# What to produce
Work out the number of lines containing "document". Answer with nothing but that number.

-- START OF Entries --

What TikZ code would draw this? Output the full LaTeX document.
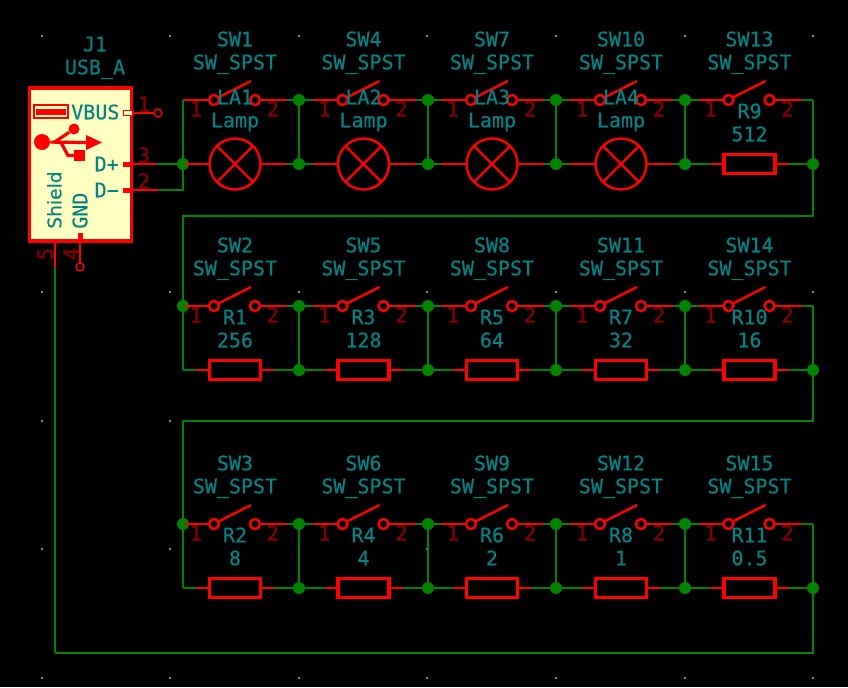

-- END OF Entries --
-- START OF Entries --

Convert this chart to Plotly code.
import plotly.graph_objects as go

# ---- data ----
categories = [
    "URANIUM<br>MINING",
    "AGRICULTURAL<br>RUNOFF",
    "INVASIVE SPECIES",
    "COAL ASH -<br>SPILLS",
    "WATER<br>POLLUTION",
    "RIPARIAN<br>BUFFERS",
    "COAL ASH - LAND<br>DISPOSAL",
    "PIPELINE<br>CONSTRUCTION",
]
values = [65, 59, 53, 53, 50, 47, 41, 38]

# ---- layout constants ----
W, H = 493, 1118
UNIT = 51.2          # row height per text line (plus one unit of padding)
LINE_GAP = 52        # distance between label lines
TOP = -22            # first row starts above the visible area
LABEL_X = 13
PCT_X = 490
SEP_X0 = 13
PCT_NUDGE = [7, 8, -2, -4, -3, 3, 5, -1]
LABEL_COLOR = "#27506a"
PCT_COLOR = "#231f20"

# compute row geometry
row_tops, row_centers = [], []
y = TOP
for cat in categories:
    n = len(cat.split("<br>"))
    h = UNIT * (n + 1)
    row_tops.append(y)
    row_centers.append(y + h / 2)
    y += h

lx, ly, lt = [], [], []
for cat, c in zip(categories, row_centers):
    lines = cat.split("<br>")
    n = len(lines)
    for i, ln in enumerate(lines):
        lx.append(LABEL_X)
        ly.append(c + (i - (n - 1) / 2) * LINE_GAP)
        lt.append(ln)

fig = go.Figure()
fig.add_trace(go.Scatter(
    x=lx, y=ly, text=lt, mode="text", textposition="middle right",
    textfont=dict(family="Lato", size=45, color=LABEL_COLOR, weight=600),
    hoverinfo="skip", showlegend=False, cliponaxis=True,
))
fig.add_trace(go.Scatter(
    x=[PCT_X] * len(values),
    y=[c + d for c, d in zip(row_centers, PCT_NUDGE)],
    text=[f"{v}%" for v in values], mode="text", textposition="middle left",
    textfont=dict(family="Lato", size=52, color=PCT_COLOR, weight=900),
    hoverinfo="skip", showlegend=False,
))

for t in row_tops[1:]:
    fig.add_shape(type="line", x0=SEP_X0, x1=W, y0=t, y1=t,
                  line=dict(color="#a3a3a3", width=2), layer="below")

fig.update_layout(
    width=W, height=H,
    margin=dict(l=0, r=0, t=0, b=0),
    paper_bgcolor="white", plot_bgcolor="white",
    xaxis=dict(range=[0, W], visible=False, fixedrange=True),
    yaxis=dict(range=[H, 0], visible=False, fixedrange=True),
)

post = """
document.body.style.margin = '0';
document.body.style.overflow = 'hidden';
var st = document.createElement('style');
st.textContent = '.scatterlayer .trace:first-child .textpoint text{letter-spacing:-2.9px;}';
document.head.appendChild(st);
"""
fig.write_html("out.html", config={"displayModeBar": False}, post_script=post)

-- END OF Entries --

# Complete output
5